Blume Lempel's Stories: Surviving Yiddish Women Writers' Erasure
- Yiddish Shmoozers in Translation

- May 12
- 5 min read
Updated: May 15
Sunday May 17, 2026 3-5 pm Pacific

With Special Guests:
Translators
Ellen Cassedy and
Yermiyahu Ahron Taub
The newly translated Yiddish women writers like Blume Lempel were not born yesterday. Like Lempel, most emigrated as young women from Eastern Europe, settling in North America's urban centers after the turn of the 20th century.
Many of these Yiddish women writers are now being translated and published in English, in what appears to be a renaissance of interest. This is the case with Lempel's stories, which were published in Yiddish literary journals through the 1970s, and then published as collected works in 1981 and 1986. Ellen Cassedy and Yermiyahu Ahron Taub compiled and translated the short stories, publishing them as a book in 2016. They gave the book the title of Lempel's most audacious story, Oedipus in Brooklyn, a matter-of-fact and not unsympathetic account of mother-son incest.
A New York Times article on February 6, 2022 alleges that decades ago, works written in Yiddish by female Jewish writers, often immigrants, "were dismissed as insignificant or unmarketable." The article notes that "in the past several years," translators who love the literature are making it available to a wider readership. How long ago is "decades ago" and how recent is "in the past several years?" And who were the gatekeepers who either published or dismissed works by Yiddish women writers?
Take Lempel's wartime novel Tvishn Tsvey Veltn (Between Two Worlds), which was originally serialized in a Yiddish newspaper in 1947. In 1954, Philosophical Library issued a translation retitled as Storm Over Paris by "Blanche" Lempel. (No translator is credited.) What was Philosophical Library and how did it come to publish Lempel's work? Wikipedia describes Philosophical Library as a New York publisher founded in 1941 specializing in psychology, philosophy, religion, and history.

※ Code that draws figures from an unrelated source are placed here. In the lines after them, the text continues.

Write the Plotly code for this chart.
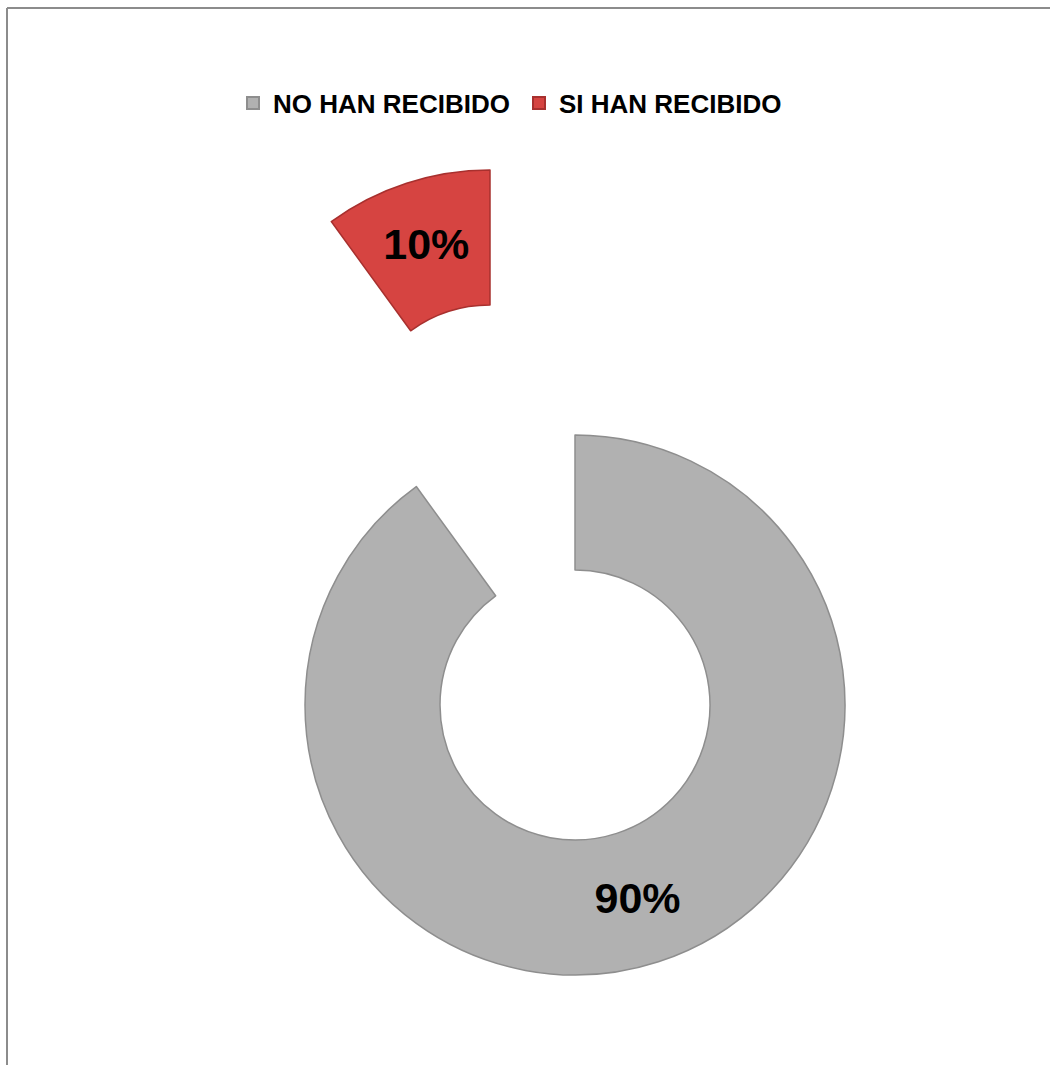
import plotly.graph_objects as go

# Survey result: share of respondents who have / have not received it
labels = ["NO HAN RECIBIDO", "SI HAN RECIBIDO"]
values = [90, 10]
colors = ["#b1b1b1", "#d64441"]
edge_colors = ["#8e8e8e", "#a8302e"]

total = sum(values)
pct_text = [f"{round(100 * v / total)}%" for v in values]

W, H = 1050, 1065
R = 270  # ring outer radius in px


def domain_for(cx, cy):
    """Square pie domain (paper fractions) centred at pixel (cx, cy) from top-left."""
    cyb = H - cy
    return dict(x=[(cx - R) / W, (cx + R) / W], y=[(cyb - R) / H, (cyb + R) / H])


clear = "rgba(0,0,0,0)"


def ring(visible_idx, cx, cy):
    fill = [colors[i] if i == visible_idx else clear for i in range(len(values))]
    lines = [edge_colors[i] if i == visible_idx else clear for i in range(len(values))]
    widths = [1.5 if i == visible_idx else 0 for i in range(len(values))]
    txt = [pct_text[i] if i == visible_idx else "" for i in range(len(values))]
    return go.Pie(
        labels=labels,
        values=values,
        sort=False,
        direction="clockwise",
        rotation=0,
        hole=0.5,
        domain=domain_for(cx, cy),
        marker=dict(colors=fill, line=dict(color=lines, width=widths)),
        text=txt,
        textinfo="text",
        textposition="inside",
        insidetextorientation="horizontal",
        textfont=dict(family="Liberation Sans, Arial, sans-serif", size=43, color="black", weight="bold"),
        showlegend=False,
        hoverinfo="label+percent",
    )


fig = go.Figure()
# main ring and the detached slice, drawn as two aligned rings
fig.add_trace(ring(0, 575, 705))
fig.add_trace(ring(1, 490, 440))

# legend entries
for lab, col, edge in zip(labels, colors, edge_colors):
    fig.add_trace(go.Scatter(
        x=[None], y=[None], mode="markers", name=lab,
        marker=dict(symbol="square", size=13, color=col, line=dict(color=edge, width=1)),
        showlegend=True, hoverinfo="skip",
    ))

fig.update_layout(
    width=W, height=H,
    margin=dict(l=0, r=0, t=0, b=0),
    paper_bgcolor="white",
    plot_bgcolor="white",
    xaxis=dict(visible=False),
    yaxis=dict(visible=False),
    legend=dict(
        orientation="h",
        x=233 / W, xanchor="left",
        y=1 - 103 / H, yanchor="middle",
        entrywidth=241, entrywidthmode="pixels",
        font=dict(family="Liberation Sans, Arial, sans-serif", size=26, color="black", weight="bold"),
        itemsizing="constant",
        bgcolor="rgba(0,0,0,0)",
    ),
    shapes=[
        dict(type="line", xref="paper", yref="paper",
             x0=7 / W, x1=1.0, y0=1 - 8 / H, y1=1 - 8 / H,
             line=dict(color="#8c8c8c", width=2)),
        dict(type="line", xref="paper", yref="paper",
             x0=7 / W, x1=7 / W, y0=0, y1=1 - 8 / H,
             line=dict(color="#8c8c8c", width=2)),
    ],
)

fig.write_html("out.html")
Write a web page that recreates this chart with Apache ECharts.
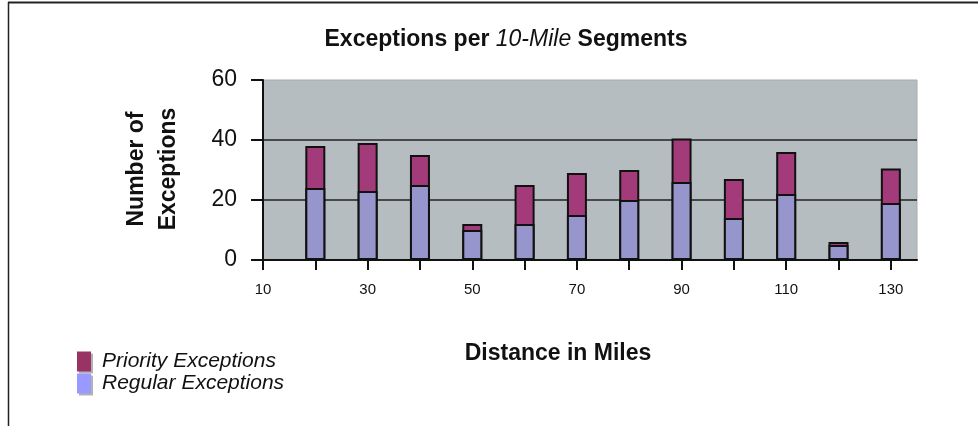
<!DOCTYPE html>
<html>
<head>
<meta charset="utf-8">
<script src="https://cdn.jsdelivr.net/npm/echarts@6/dist/echarts.min.js"></script>
<style>
html,body{margin:0;padding:0;background:#fff;}
#c{width:978px;height:426px;}
</style>
</head>
<body>
<div id="c"></div>
<script>
var distances = [20, 30, 40, 50, 60, 70, 80, 90, 100, 110, 120, 130];
var regular = [24, 23, 25, 10, 12, 15, 20, 26, 14, 22, 5, 19];
var priority = [14, 16, 10, 2, 13, 14, 10, 14.5, 13, 14, 1, 11.5];
var xTickLabels = [10, 30, 50, 70, 90, 110, 130];
var xTickMarks = [10, 20, 30, 40, 50, 60, 70, 80, 90, 100, 110, 120, 130];

var FONT = '"Liberation Sans", Arial, Helvetica, sans-serif';
// Stacked bars on a value x-axis: the priority segment sits on top of the regular one,
// so its bar spans from 0 to regular + priority and the regular bar is drawn over it.
var totals = regular.map(function(r, i){ return r + priority[i]; });
function pairs(vals){ return distances.map(function(d,i){ return [d, vals[i]]; }); }

var chart = echarts.init(document.getElementById('c'));
chart.setOption({
  animation: false,
  backgroundColor: '#ffffff',
  textStyle: { fontFamily: FONT },
  grid: {
    left: 263, right: 61, top: 80, bottom: 166,
    show: true, backgroundColor: '#b6bdc0', borderColor: '#a6acae', borderWidth: 1
  },
  legend: {
    orient: 'vertical', left: 72, top: 346,
    itemWidth: 14, itemHeight: 20, itemGap: 1,
    selectedMode: false,
    textStyle: { fontFamily: FONT, fontSize: 21, fontStyle: 'italic', color: '#111', padding: [0,0,0,6] },
    data: [
      { name: 'Priority Exceptions', icon: 'rect', itemStyle: { color: '#993366', borderWidth: 0, shadowColor: 'rgba(0,0,0,0.3)', shadowOffsetX: 2, shadowOffsetY: 2 } },
      { name: 'Regular Exceptions', icon: 'rect', itemStyle: { color: '#9999ff', borderWidth: 0, shadowColor: 'rgba(0,0,0,0.3)', shadowOffsetX: 2, shadowOffsetY: 2 } }
    ]
  },
  xAxis: {
    type: 'value', min: 10, max: 135, interval: 10,
    axisLine: { show: true, onZero: true, lineStyle: { color: '#111', width: 2 } },
    axisTick: { show: true, length: 10, inside: false, customValues: xTickMarks, lineStyle: { color: '#111', width: 2 } },
    axisLabel: { show: true, customValues: xTickLabels, fontSize: 15, color: '#111', margin: 22, fontFamily: FONT },
    splitLine: { show: false }
  },
  yAxis: {
    type: 'value', min: 0, max: 60, interval: 20,
    axisLine: { show: true, lineStyle: { color: '#111', width: 2 } },
    axisTick: { show: true, length: 12, inside: false, lineStyle: { color: '#111', width: 2 } },
    axisLabel: { fontSize: 23, color: '#111', margin: 26, fontFamily: FONT },
    splitLine: { show: true, showMinLine: false, showMaxLine: false, lineStyle: { color: '#222', width: 1.5 } }
  },
  series: [
    {
      name: 'Priority Exceptions', type: 'bar', barWidth: 20, barGap: '-100%',
      itemStyle: { color: '#a33b7a', borderColor: '#111', borderWidth: 2 },
      data: pairs(totals)
    },
    {
      name: 'Regular Exceptions', type: 'bar', barWidth: 20, barGap: '-100%',
      itemStyle: { color: '#9696cc', borderColor: '#111', borderWidth: 2 },
      data: pairs(regular)
    }
  ],
  graphic: [
    { type: 'line', shape: { x1: 8, y1: 2.5, x2: 978, y2: 2.5 }, style: { stroke: '#222', lineWidth: 2 } },
    { type: 'line', shape: { x1: 8.5, y1: 2, x2: 8.5, y2: 426 }, style: { stroke: '#222', lineWidth: 1.5 } },
    {
      type: 'text', x: 506, y: 40,
      style: {
        text: '{b|Exceptions per }{i|10-Mile}{b| Segments}',
        align: 'center', verticalAlign: 'middle',
        rich: {
          b: { fontFamily: FONT, fontSize: 23, fontWeight: 'bold', fill: '#111' },
          i: { fontFamily: FONT, fontSize: 23, fontStyle: 'italic', fill: '#111' }
        }
      }
    },
    {
      type: 'text', x: 153, y: 169, rotation: Math.PI / 2,
      style: {
        text: 'Number of\nExceptions', align: 'center', verticalAlign: 'middle',
        fontFamily: FONT, fontSize: 23, fontWeight: 'bold', fill: '#111', lineHeight: 32
      }
    },
    {
      type: 'text', x: 558, y: 354,
      style: {
        text: 'Distance in Miles', align: 'center', verticalAlign: 'middle',
        fontFamily: FONT, fontSize: 23, fontWeight: 'bold', fill: '#111'
      }
    }
  ]
});
</script>
</body>
</html>
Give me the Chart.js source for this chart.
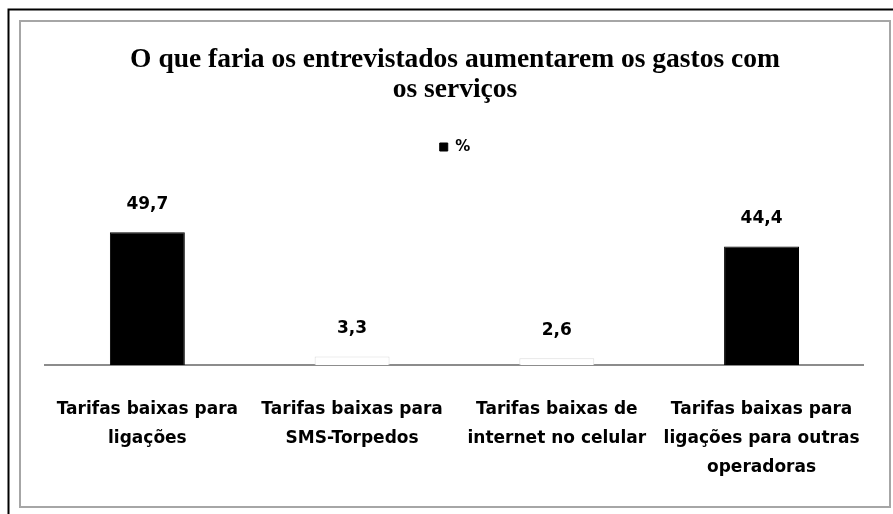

Philosophical Library, which remains in business, was conceived and founded by philosopher Dagobert D. Runes, a member of the Viennese logical positivist circle, and a Jew. He was born in 1902 in Bukovina (then Austria-Hungary, now Ukraine), the neighboring oblast to that in which Lempel's home town in the region of Galicia was located. Lempel was born in 1907. Runes founded Philosophical Library, to quote Wikipedia, "with the intention of publishing the works of European intellectuals fleeing racial and religious persecution in the 1930s."
The Philosophical Library published luminaries such as Einstein, Sartre, de Beauvoir, Schoenberg, Planck, Yogananda, Gibran, and Schweitzer. Strangely, or not strangely, Blume (Blanche) Lempel's portrait and name are missing from the roster of authors displayed on the Philosophical Library website. I'll add, without surprise, that all the authors published by Philosophical Library are male, with the exception of Simone De Beauvoir, whose portrait and name remain.
My point is that publication and translation of works by women in Yiddish has a trajectory reaching deep into the last century. It is a sinuous line. A dotted line. It is the old story of patriarchal gatekeepers, of a few powerful literary allies who went against the grain, the decline of the Yiddish press that serialized stories for eager readers, the loss of those readers (of which Bashevis Singer spoke indelibly in his Nobel Prize acceptance speech). But the reading and translation of women's work is not exactly a new project in Yiddishland.
Yiddish writers and scholars who are women have been, so far, the predominant caretakers (caregivers!) of Jewish women's writing and women's writing in Yiddish. I am posting the groundbreaking 1980 article, Culture and Radical Politics: Yiddish Women Writers, 1890-1940 by Norma Fain Pratt. Irena Klepfisz's landmark 1994 article on Yiddish women writers, Di Mames, Der Loshn is also posted here. The first part of the article preciently talks about secular Bundism as an alternative to Zionism in Israel/Palestine. In the second and third parts, from p. 17 on, Klepfisz presents the evidence of Yiddish women writers' marginalization from the Jewish canon and four exemplars.